Given instruction: Write every line out verbatim and omit the pictures.
-- START OF Data section --
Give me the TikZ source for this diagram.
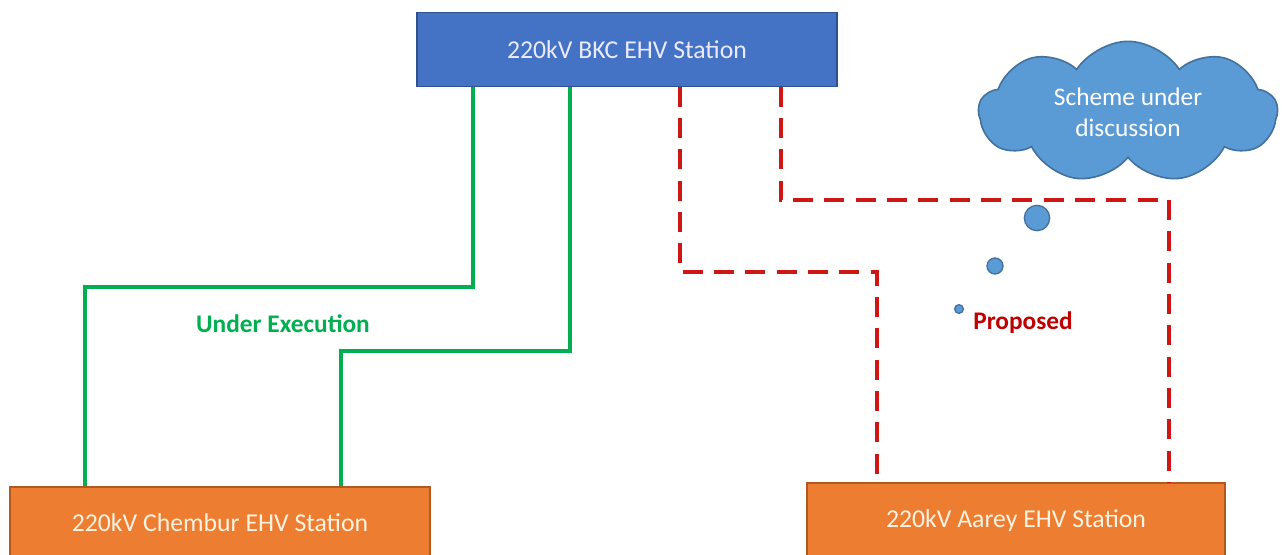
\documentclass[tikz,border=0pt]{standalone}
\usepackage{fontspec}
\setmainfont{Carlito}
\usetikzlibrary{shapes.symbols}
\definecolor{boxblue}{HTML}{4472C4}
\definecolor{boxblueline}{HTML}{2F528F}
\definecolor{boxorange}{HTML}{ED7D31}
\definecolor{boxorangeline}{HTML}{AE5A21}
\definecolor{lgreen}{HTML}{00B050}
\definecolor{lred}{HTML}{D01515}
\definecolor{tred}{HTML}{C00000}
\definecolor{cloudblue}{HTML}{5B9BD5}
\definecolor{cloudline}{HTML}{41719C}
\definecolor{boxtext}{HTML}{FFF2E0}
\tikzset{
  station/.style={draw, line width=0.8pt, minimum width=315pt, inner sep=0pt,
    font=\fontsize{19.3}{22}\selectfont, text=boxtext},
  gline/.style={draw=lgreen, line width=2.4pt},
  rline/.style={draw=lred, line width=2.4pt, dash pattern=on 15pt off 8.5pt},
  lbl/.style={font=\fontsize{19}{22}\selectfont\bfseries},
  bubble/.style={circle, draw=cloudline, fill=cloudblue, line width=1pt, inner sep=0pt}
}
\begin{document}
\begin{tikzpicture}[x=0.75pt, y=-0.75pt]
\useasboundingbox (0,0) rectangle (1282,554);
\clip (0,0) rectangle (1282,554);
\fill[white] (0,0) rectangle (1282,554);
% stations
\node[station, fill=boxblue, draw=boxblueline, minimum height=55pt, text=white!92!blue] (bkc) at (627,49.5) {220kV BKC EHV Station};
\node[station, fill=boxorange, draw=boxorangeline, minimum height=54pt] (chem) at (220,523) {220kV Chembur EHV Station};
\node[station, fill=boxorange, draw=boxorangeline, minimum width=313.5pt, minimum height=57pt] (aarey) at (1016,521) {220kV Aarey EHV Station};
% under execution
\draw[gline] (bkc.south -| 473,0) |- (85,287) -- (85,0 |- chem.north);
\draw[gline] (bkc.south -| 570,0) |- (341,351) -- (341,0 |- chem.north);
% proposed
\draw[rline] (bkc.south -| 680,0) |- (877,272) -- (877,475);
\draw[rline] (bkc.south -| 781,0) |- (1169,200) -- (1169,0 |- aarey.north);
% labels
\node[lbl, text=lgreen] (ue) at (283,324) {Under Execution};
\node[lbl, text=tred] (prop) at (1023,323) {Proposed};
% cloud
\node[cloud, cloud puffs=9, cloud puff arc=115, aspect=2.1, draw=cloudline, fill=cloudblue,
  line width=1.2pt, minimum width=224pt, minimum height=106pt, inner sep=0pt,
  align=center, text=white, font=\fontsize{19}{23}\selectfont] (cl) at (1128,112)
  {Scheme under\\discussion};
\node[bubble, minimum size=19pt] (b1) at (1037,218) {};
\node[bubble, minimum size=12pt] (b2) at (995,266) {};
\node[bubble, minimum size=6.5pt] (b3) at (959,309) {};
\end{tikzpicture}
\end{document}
-- END OF Data section --
Written answer:
Give me the TikZ source for this diagram.
\documentclass[tikz,border=0pt]{standalone}
\usepackage{fontspec}
\setmainfont{Carlito}
\usetikzlibrary{shapes.symbols}
\definecolor{boxblue}{HTML}{4472C4}
\definecolor{boxblueline}{HTML}{2F528F}
\definecolor{boxorange}{HTML}{ED7D31}
\definecolor{boxorangeline}{HTML}{AE5A21}
\definecolor{lgreen}{HTML}{00B050}
\definecolor{lred}{HTML}{D01515}
\definecolor{tred}{HTML}{C00000}
\definecolor{cloudblue}{HTML}{5B9BD5}
\definecolor{cloudline}{HTML}{41719C}
\definecolor{boxtext}{HTML}{FFF2E0}
\tikzset{
  station/.style={draw, line width=0.8pt, minimum width=315pt, inner sep=0pt,
    font=\fontsize{19.3}{22}\selectfont, text=boxtext},
  gline/.style={draw=lgreen, line width=2.4pt},
  rline/.style={draw=lred, line width=2.4pt, dash pattern=on 15pt off 8.5pt},
  lbl/.style={font=\fontsize{19}{22}\selectfont\bfseries},
  bubble/.style={circle, draw=cloudline, fill=cloudblue, line width=1pt, inner sep=0pt}
}
\begin{document}
\begin{tikzpicture}[x=0.75pt, y=-0.75pt]
\useasboundingbox (0,0) rectangle (1282,554);
\clip (0,0) rectangle (1282,554);
\fill[white] (0,0) rectangle (1282,554);
% stations
\node[station, fill=boxblue, draw=boxblueline, minimum height=55pt, text=white!92!blue] (bkc) at (627,49.5) {220kV BKC EHV Station};
\node[station, fill=boxorange, draw=boxorangeline, minimum height=54pt] (chem) at (220,523) {220kV Chembur EHV Station};
\node[station, fill=boxorange, draw=boxorangeline, minimum width=313.5pt, minimum height=57pt] (aarey) at (1016,521) {220kV Aarey EHV Station};
% under execution
\draw[gline] (bkc.south -| 473,0) |- (85,287) -- (85,0 |- chem.north);
\draw[gline] (bkc.south -| 570,0) |- (341,351) -- (341,0 |- chem.north);
% proposed
\draw[rline] (bkc.south -| 680,0) |- (877,272) -- (877,475);
\draw[rline] (bkc.south -| 781,0) |- (1169,200) -- (1169,0 |- aarey.north);
% labels
\node[lbl, text=lgreen] (ue) at (283,324) {Under Execution};
\node[lbl, text=tred] (prop) at (1023,323) {Proposed};
% cloud
\node[cloud, cloud puffs=9, cloud puff arc=115, aspect=2.1, draw=cloudline, fill=cloudblue,
  line width=1.2pt, minimum width=224pt, minimum height=106pt, inner sep=0pt,
  align=center, text=white, font=\fontsize{19}{23}\selectfont] (cl) at (1128,112)
  {Scheme under\\discussion};
\node[bubble, minimum size=19pt] (b1) at (1037,218) {};
\node[bubble, minimum size=12pt] (b2) at (995,266) {};
\node[bubble, minimum size=6.5pt] (b3) at (959,309) {};
\end{tikzpicture}
\end{document}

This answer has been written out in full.